The youngbloods may hang around with mum and dad for ages, but they do get off the couch and help with the housework.  Raising your chicks with the help of older siblings and even unrelated adults – “cooperative breeding” – is surprisingly common in Australia, in comparison to elsewhere. If refraining from tearing your life-partner limb from limb with your own beak during the course of 60 years together is a challenge to a bird’s emotional control, how much more so is long-term living with the extended family?

This is an idea that Kaplan toys with throughout the book – that “negotiated living” might  “require… changes in powers of perception: a watchful eye, powers of observation and careful scrutiny of others… watching others means awareness of others and such habits can change from behaviour reading into mind reading” (Kaplan 2015 122).  Complex social lives go along with complex minds.

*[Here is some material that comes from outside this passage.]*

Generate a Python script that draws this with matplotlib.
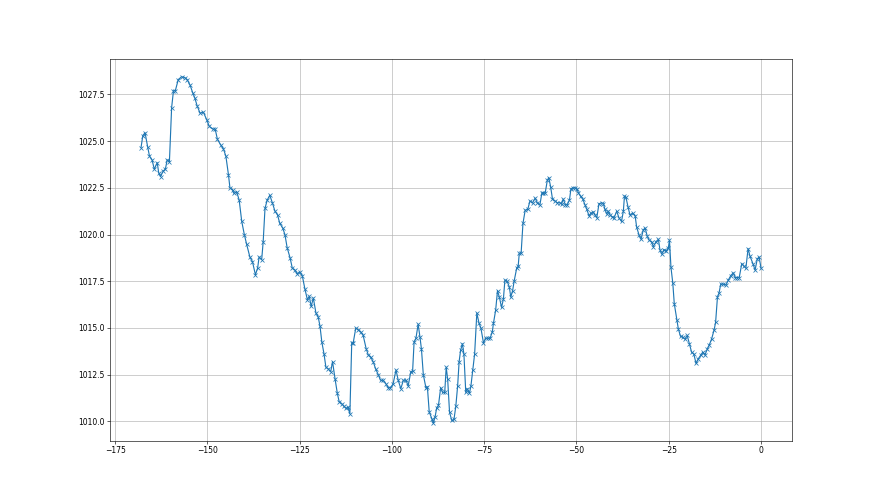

I rather enjoyed the sly dig at northern hemisphere birds (they sound nice, but could well be dim) that runs alongside Kaplan’s argument for the evolutionary value of cooperation.

in the competitive mode, learning (in males) is for a well-rehearsed performance: an Eistedfodd of dance or song. In the cooperative model, learning is for communication (Kaplan 2015 119)

Old leftie that I am, I can’t help liking the idea that cooperation, “egalitarianism” of the sexes and general smarts go along together.

Long beaked corellas giving me a funny look long.jpg

Long billed corellas giving me a funny look

I can’t vouch for the rigor of Kaplan’s science, but I loved reading her stories of the cleverness of Australian birds – their “versatility, resourcefulness, complex social and individual problem solving abilities” (Kaplan, 2015, 193).  Reading Bird Minds has given me plenty to look out for as I make my workaday way through the suburban territory we share.